[TRAVEL, NAVIGATION, NEW ENGLAND, WAR OF 1812]
Remarkable Shipwrecks, or A Collection of Interesting Accounts of Naval Disasters. With many Particulars of the Extraordinary Adventures and Sufferings of the Crews of Vessels Wrecked at Sea, and of their Treatment on Distant Shores. Together with an Account of the Deliverance of Survivors. Selected from Authentic Sources. Hartford, Published by Andrus and Starr, 1813.
FIRST EDITION. (170 x 110 mm) pp. x, 11- 419. Signatures: A6 -Gg2, Hh5, Hh6, Kk5, Ll6, pp. 397 -400 appear to be misnumbered; perhaps bound with out gathering M, part of the List of Subscribers. Despite the unusual signatures, appears to be complete in comparison to the UPenn Online Books Page database. Bound in full leather, with the compartment on the spine baring the title loose. Still solid. Foxed severely but not unexpectedly throughout. Several provenance details: Written in on the front fly leaf in pen: “Isaac Hynde, his book”; written on the front fly leaf in pencil “Presented to Duty Filbobvin? Coventry November 13 ad 1864?” and “John Hollihan.” On pastedown, the 20th century bookplate of Nathan Comfort Starr, noted scholar of Arthurian Literature. Despite foxing, overall VERY GOOD condition for age.
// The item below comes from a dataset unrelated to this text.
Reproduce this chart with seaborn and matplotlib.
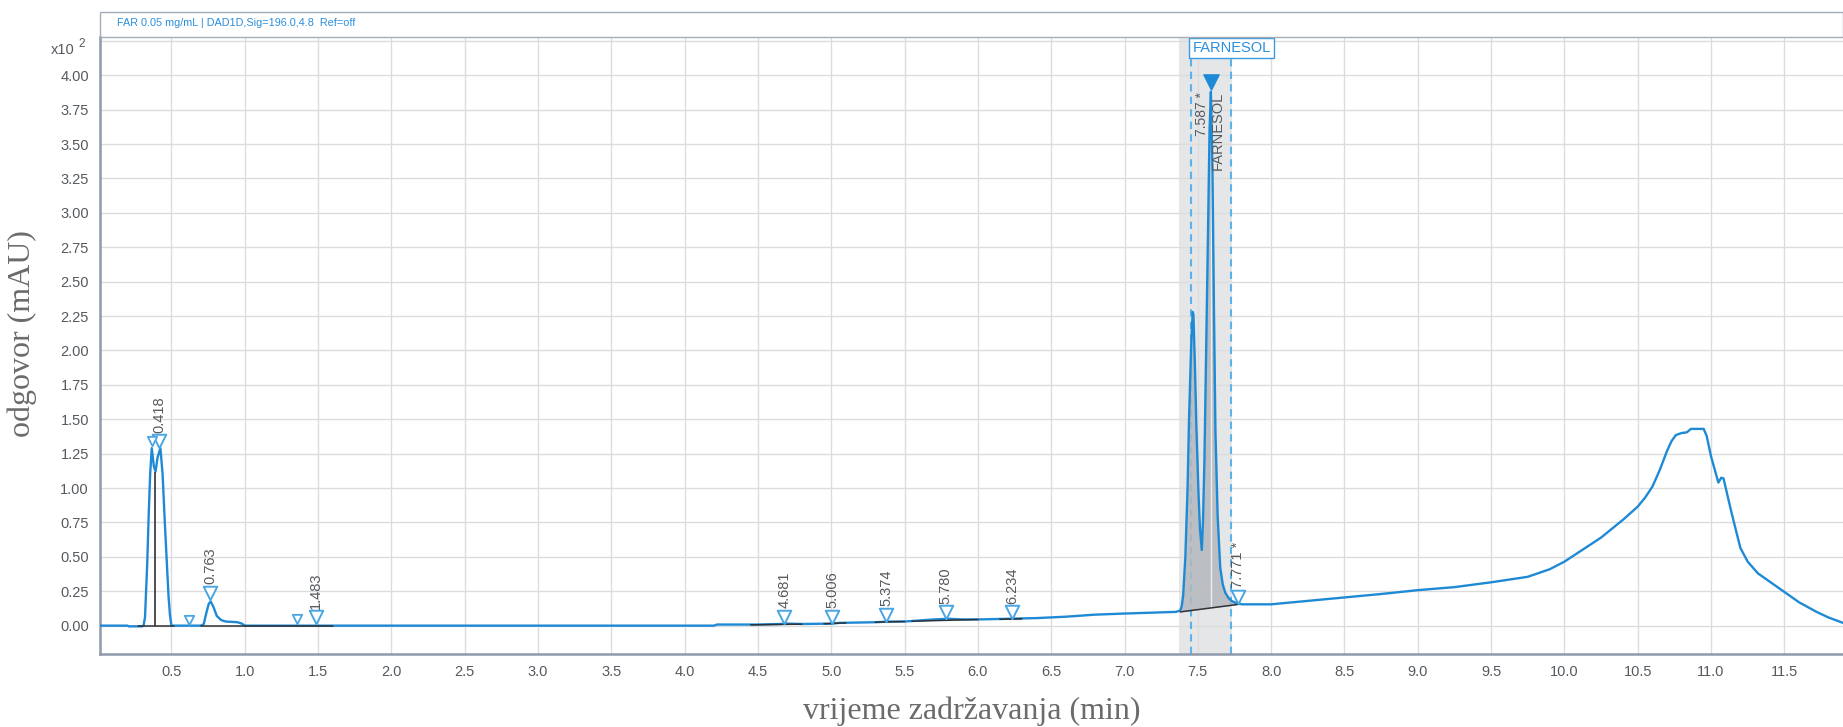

Beginning with the Loss of the Brig Sally, this work describes famous shipwrecks from the 16th and 18th, and 19th centuries. Most notably, it concludes with the chapter “A Brief sketch of the engagements that have taken place between the Public Vessels of the United States and those of Great Britain, since the comment of the present War”— a fascinatingly current presentation of the War of 1812. The description herein recounts the fight between the Chesapeake and the Shannon in Boston Harbour on June 1, 1813. During this battle, Capt. Lawrence uttered his famous words— “Don’t give up the ship!” which appears in this book for the first time. The book concludes in list of contemporary subscribers.
Many of the book’s owners are now unidentifiable; however, notably, it was owned by the important Nathan Comfort Starr (1896-1981), graduate of Harvard and Oxford, whose work on the Arthurian legends and literature is still in currency today.